Sie hat viele Kritiker, die Europaallee mit ihren imposanten Bauten und teuren Wohnungen. Das neue Stadtquartier habe keine Seele, heisst es. Zu viel Luxus, zu wenig Leben, Normalverdienende würden verdrängt.
Schmähpreis für den 43'000-Kilometer-Transport
Am Dienstag stand ein weiterer Aspekt der Europaallee in der Kritik: Für die Hausfassade einer der vielen Grossüberbauungen hat die SBB Natursteine verbaut, die aus Deutschland stammen und dann in China verarbeitet wurden. Insgesamt legten die Steine einen Weg von 43'000 Kilometern zurück. Wegen dieses Transports überreichten Umweltschützer heute den SBB-Verantwortlichen einen Schmähpreis.
Es ist nicht einsichtig, dass Steine einmal um die Welt gefahren werden, um dann in Zürich an einer Fassade zu hängen.
Es habe letztes Jahr wohl keinen absurderen Materialtransport gegeben als jenen für die chinesische Hausfassade in Zürich, sagt Jon Pult von der Umweltorganisation Alpen-Initaitive: «Es ist wirklich nicht einsichtig, dass ein Staatsbetrieb eine Fassade erstellt, für die Steine von Deutschland nach China und damit mehr als einmal um die Welt gefahren werden müssen, um dann in Zürich an einer Fassade zu hängen.»
SBB relativiert und verweist aufs Gesetz
Andreas Steiger, Projektleiter Europaallee von der SBB, kann den Ärger der Umweltschützer zum Teil verstehen. Er gibt aber zu bedenken, dass das Haus rund 80 Jahre stehen bleiben soll. Da mache der CO2-Ausstoss beim Transport der Fassade nur noch einen sehr kleinen Teil der gesamten Nachhaltigkeitsbilanz aus.
Wir sind gesetzlich verpflichtet, bei gleichwertiger Qualität das wirtschaftlich günstigste Angebot zu wählen.
Ausserdem war das ausländische Angebot laut Steiger punkto Qualität gleich gut gewesen wie die Schweizer Angebote – einfach günstiger: «Wir sind nach dem Beschaffungsrecht dazu verpflichtet, das wirtschaftlich günstigste Angebot zu wählen. Wenn die Qualität gleich gut ist, was hier der Fall ist, können wir nicht einfach ein teureres Angebot berücksichtigen.»

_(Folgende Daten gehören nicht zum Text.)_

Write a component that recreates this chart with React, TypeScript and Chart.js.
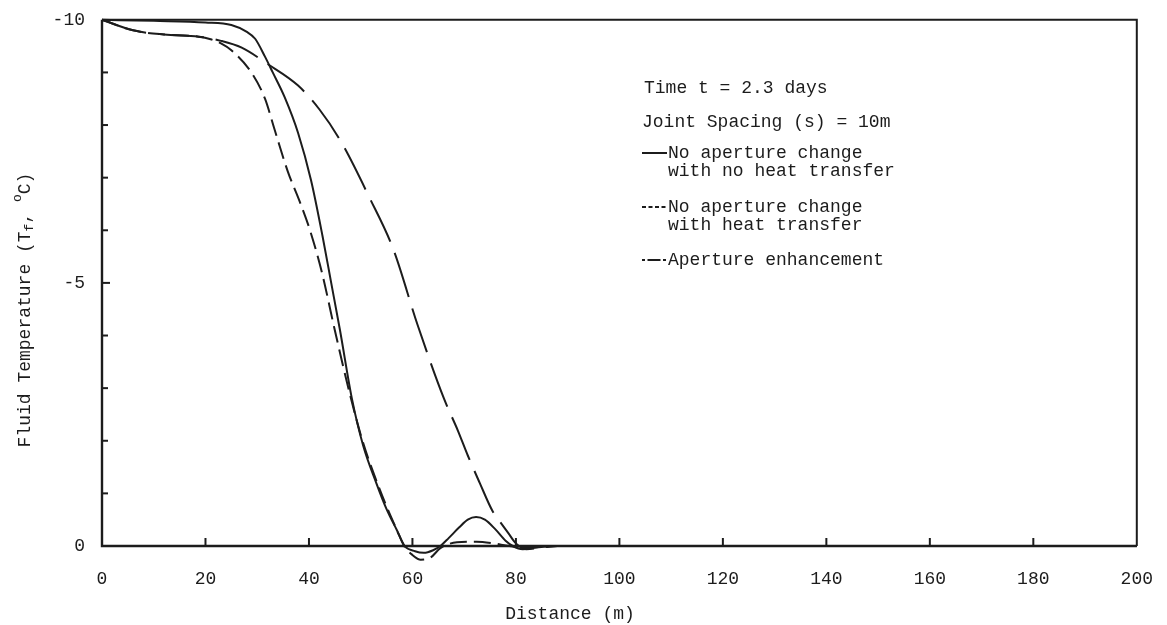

Revision des Beschaffungswesens in Arbeit
Der Bund schreibt also vor: Am Ende gewinnt das günstigste Angebot. Die Schweizer Baubranche fühlt sich deswegen im Nachteil. Es sei schwierig, ausländische Anbieter zu unterbieten, kritisiert Fabio Rea vom Schweizerischen Fachverband der Fassadenbauer: «Wir prangern das schon lange an.» Nötig seien jetzt Rahmenbedingungen, um kompetitiv sein zu können.
Wir brauchen jetzt Rahmenbedingungen, um wettbewerbsfähig sein zu können.
Tatsächlich will der Bundesrat nun die Vergabekriterien bei öffentlichen Ausschreibungen ändern. Es soll nicht mehr einfach der günstigste Preis ausschlaggebend sein. Dafür sollen Kriterien wie Nachhaltigkeit oder die Qualität stärker gewichtet werden.
Der Nationalrat hat sich bereits im Juni dafür ausgesprochen. Nun kommt die Totalrevision des Beschaffungswesens in den Ständerat. Das sei ein wichtiger Schritt, um gegen ausländische Dumping-Anbieter bestehen zu können, heisst es beim Schweizer Baumeisterverband.
SBB bezweifelt Wirkung
Projektleiter Steiger von der SBB gibt aber zu bedenken, dass die ausländische Konkurrenz auch mit veränderten Kriterien nicht zwingend ausgeschaltet werde. Gerade China habe in Sachen Qualität und Nachhaltigkeit in den letzten Jahren sehr zugelegt: «Es ist ein Fakt, dass die Chinesen weltweit die grössten Fassadenbauer sind. Das zu ändern, steht nicht in unserer Macht.» Deshalb ist also nicht ausgeschlossen, dass die SBB auch bei ihrem nächsten Fassadenbau eine «Chinesische Mauer» bestellt.